When Henry won an award for his poetry, Peter became one of the youngest authors to have an essay published in an esteemed scientific journal. When Peter led their school basketball team to victory after Henry convinced him to leave the math lab and join the team, it was his friend who managed to celebrate with the cheerleaders. All of them, much to the dismay of Peter’s teammates.

And their game was still going strong, Peter couldn’t stop his lips from twitching in amusement when he thought about the night he’d celebrated Henry’s Grammy win a few years ago. His evening with both an Olympic gymnast and an Academy Award nominee in Paris had been scandalous enough to steal all the headlines away from his best friend’s morning show victory lap. Henry had shrugged it off the way he always did, but he’d yet to top it.

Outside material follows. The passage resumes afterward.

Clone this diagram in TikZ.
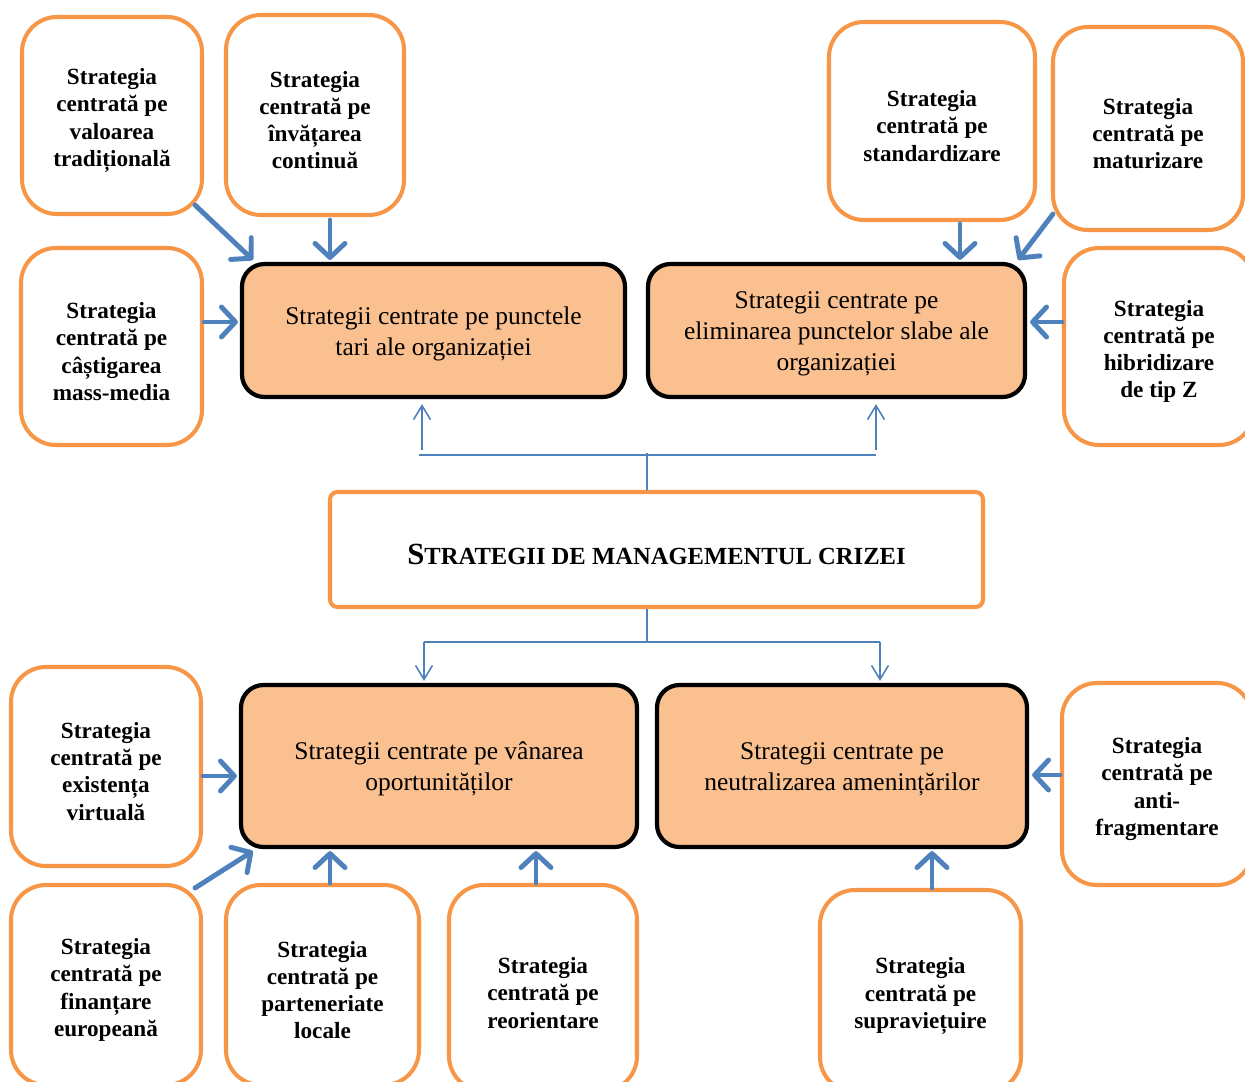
\documentclass[tikz,border=0pt]{standalone}
\usepackage{fontspec}
\setmainfont{Liberation Serif}
\usetikzlibrary{arrows.meta,calc}
\definecolor{ora}{HTML}{F79646}
\definecolor{peach}{HTML}{FAC090}
\definecolor{arb}{HTML}{4F81BD}
\newcommand{\strutO}{\rule{0pt}{14.8pt}}
\newcommand{\strutM}{\rule{0pt}{13.5pt}}
\tikzset{
  obox/.style={draw=ora, line width=2.3pt, rounded corners=0.7cm, fill=white, align=center,
    font=\fontsize{13.2}{15.5}\selectfont\bfseries, inner sep=0pt},
  mbox/.style={draw=black, line width=2.4pt, rounded corners=0.45cm, fill=peach, align=center,
    font=\fontsize{14.5}{17.6}\selectfont, inner sep=0pt},
  cbox/.style={draw=ora, line width=2.3pt, rounded corners=0.15cm, fill=white, align=center, inner sep=0pt},
  sz/.style 2 args={minimum width=#1*0.02cm, minimum height=#2*0.02cm},
  thk/.style={draw=arb, line width=2.8pt, line cap=round, -{Straight Barb[length=2.8mm,width=6mm,round]}},
  thn/.style={draw=arb, line width=0.9pt},
  thna/.style={thn, -{Straight Barb[length=2.8mm,width=3.4mm]}}
}
\begin{document}
\begin{tikzpicture}[x=0.02cm,y=-0.02cm]
\useasboundingbox (0,0) rectangle (1245,1082);
\clip (0,0) rectangle (1245,1082);
\fill[white] (0,0) rectangle (1245,1082);

% small strategy boxes
\node[obox, sz={180}{197}] (b1) at (112,115.5) {\strutO Strategia\\centrată pe\\valoarea\\tradițională};
\node[obox, sz={178}{200}] (b2) at (315,115) {\strutO Strategia\\centrată pe\\învățarea\\continuă};
\node[obox, sz={181}{197}] (b3) at (111.5,346.5) {\strutO Strategia\\centrată pe\\câștigarea\\mass-media};
\node[obox, sz={206}{198}] (b4) at (932,121) {\strutO Strategia\\centrată pe\\standardizare};
\node[obox, sz={190}{203}] (b5) at (1148,128.5) {\strutO Strategia\\centrată pe\\maturizare};
\node[obox, sz={190}{197}] (b6) at (1159,346.5) {\strutO Strategia\\centrată pe\\hibridizare\\de tip Z};
\node[obox, sz={190}{199}] (b7) at (106,766.5) {\strutO Strategia\\centrată pe\\existența\\virtuală};
\node[obox, sz={190}{202}] (b8) at (1157,784) {\strutO Strategia\\centrată pe\\anti-\\fragmentare};
\node[obox, sz={190}{200}] (b9) at (106,985) {\strutO Strategia\\centrată pe\\finanțare\\europeană};
\node[obox, sz={193}{200}] (b10) at (322.5,985) {\strutO Strategia\\centrată pe\\parteneriate\\locale};
\node[obox, sz={188}{206}] (b11) at (543,988) {\strutO Strategia\\centrată pe\\reorientare};
\node[obox, sz={201}{202}] (b12) at (920.5,991) {\strutO Strategia\\centrată pe\\supraviețuire};

% main boxes
\node[mbox, sz={383}{133}] (m1) at (433.5,330.5) {\strutM Strategii centrate pe punctele\\tari ale organizației};
\node[mbox, sz={377}{133}] (m2) at (836.5,330.5) {\strutM Strategii centrate pe\\eliminarea punctelor slabe ale\\organizației};
\node[mbox, sz={396}{162}] (m3) at (439,766) {\strutM Strategii centrate pe vânarea\\oportunităților};
\node[mbox, sz={370}{162}] (m4) at (842,766) {\strutM Strategii centrate pe\\neutralizarea amenințărilor};

% central box
\node[cbox, sz={653}{115}] (c) at (656.5,549.5)
  {\rule{0pt}{17.4pt}\bfseries{\fontsize{17.5}{20}\selectfont S}{\fontsize{14}{17}\selectfont TRATEGII DE MANAGEMENTUL CRIZEI}};

% thick arrows
\draw[thk] ($(b1.south east)+(-9,-11)$) -- ($(m1.north west)+(13,-2)$);
\coordinate (s2) at ($(b2.south)+(15,3)$);
\draw[thk] (s2) -- ($(s2 |- m1.north)+(0,-2)$);
\coordinate (s3) at ($(b3.east)+(0,-24.5)$);
\draw[thk] (s3) -- ($(s3 -| m1.west)+(-2,0)$);
\coordinate (s4) at ($(b4.south)+(28,2)$);
\draw[thk] (s4) -- ($(s4 |- m2.north)+(0,-2)$);
\draw[thk] ($(b5.south west)+(2,-18)$) -- ($(m2.north east)+(-9,-2)$);
\coordinate (s6) at ($(b6.west)+(0,-24.5)$);
\draw[thk] (s6) -- ($(s6 -| m2.east)+(3,0)$);
\coordinate (s7) at ($(b7.east)+(0,9.5)$);
\draw[thk] (s7) -- ($(s7 -| m3.west)+(-2,0)$);
\draw[thk] ($(b9.north east)+(-8,5)$) -- ($(m3.south west)+(14,2)$);
\coordinate (s10) at ($(b10.north)+(7.5,0)$);
\draw[thk] (s10) -- ($(s10 |- m3.south)+(0,2)$);
\coordinate (s11) at ($(b11.north)+(-7,0)$);
\draw[thk] (s11) -- ($(s11 |- m3.south)+(0,2)$);
\coordinate (s12) at ($(b12.north)+(11.5,0)$);
\draw[thk] (s12) -- ($(s12 |- m4.south)+(0,2)$);
\coordinate (s8) at ($(b8.west)+(0,-9)$);
\draw[thk] (s8) -- ($(s8 -| m4.east)+(3,0)$);

% thin connectors, top
\coordinate (ta) at ($(m1.south)+(-11.5,5)$);
\coordinate (tb) at ($(m2.south)+(39.5,5)$);
\coordinate (tj) at ($(c.north)+(-9.5,-35)$);
\draw[thn] ($(c.north)+(-9.5,0)$) -- ($(tj)+(0,-2)$);
\draw[thn] ($(tj -| ta)+(-3,0)$) -- (tj -| tb);
\draw[thna] ($(tj -| ta)+(0,-5)$) -- (ta);
\draw[thna] ($(tj -| tb)+(0,-5)$) -- (tb);

% thin connectors, bottom
\coordinate (ba) at ($(m3.north)+(-15,-2)$);
\coordinate (bb) at ($(m4.north)+(38,-2)$);
\coordinate (bj) at ($(c.south)+(-9.5,33)$);
\draw[thn] ($(c.south)+(-9.5,0)$) -- (bj);
\draw[thn] (bj -| ba) -- (bj -| bb);
\draw[thna] (bj -| ba) -- (ba);
\draw[thna] (bj -| bb) -- (bb);
\end{tikzpicture}
\end{document}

Back in college, they’d both gone after Holly Ruskin with that same spirit of competition. At first. They’d each taken her out twice, doing their best to charm her out of those vintage dresses that hugged her hourglass figure before the other had a chance. How she’d managed to hold their interest while skillfully keeping her clothes on and not letting either get past first base, Peter would never know. It was a talent he hadn’t encountered in a woman before or since.

By the end of his second date, after she laughed at something he’d been taking seriously and kissed him senseless in front of the bookstore, Peter had stopped thinking of her as a challenge to be met. He’d begun to want something different. Something new.

The kiss had changed everything. It tasted like the sweet mint tea she’d had at the restaurant and red cherry lip gloss. Like raw, carnal sex that lasted all night and a thousand lazy morning-afters. Like falling in love for the first time in his life.

The more he learned the more he wanted to know. Everything about her fascinated him. From her raven-black hair to the broken heart tattoo on her ankle, and every mouth-watering inch in between. The way she argued passionately with her professors in class and laughed in delight whenever anyone attempted to put her down because she worked in a diner instead of living off her stepfather’s wealth. Holly was down to earth and fearless. Different. Sexy, funny, and completely unimpressed with his pedigree. She saw him, who he was beneath the surface, and she wanted to know more.

He’d been planning to talk to Henry about backing off when Holly turned the tables on him by inviting them both out to dinner. During appetizers she’d let them know she was aware of their competition. By dessert she’d made it clear that she wouldn’t mind letting it continue.

His phone vibrated against the table and he sighed disagreeably, knowing who it would be.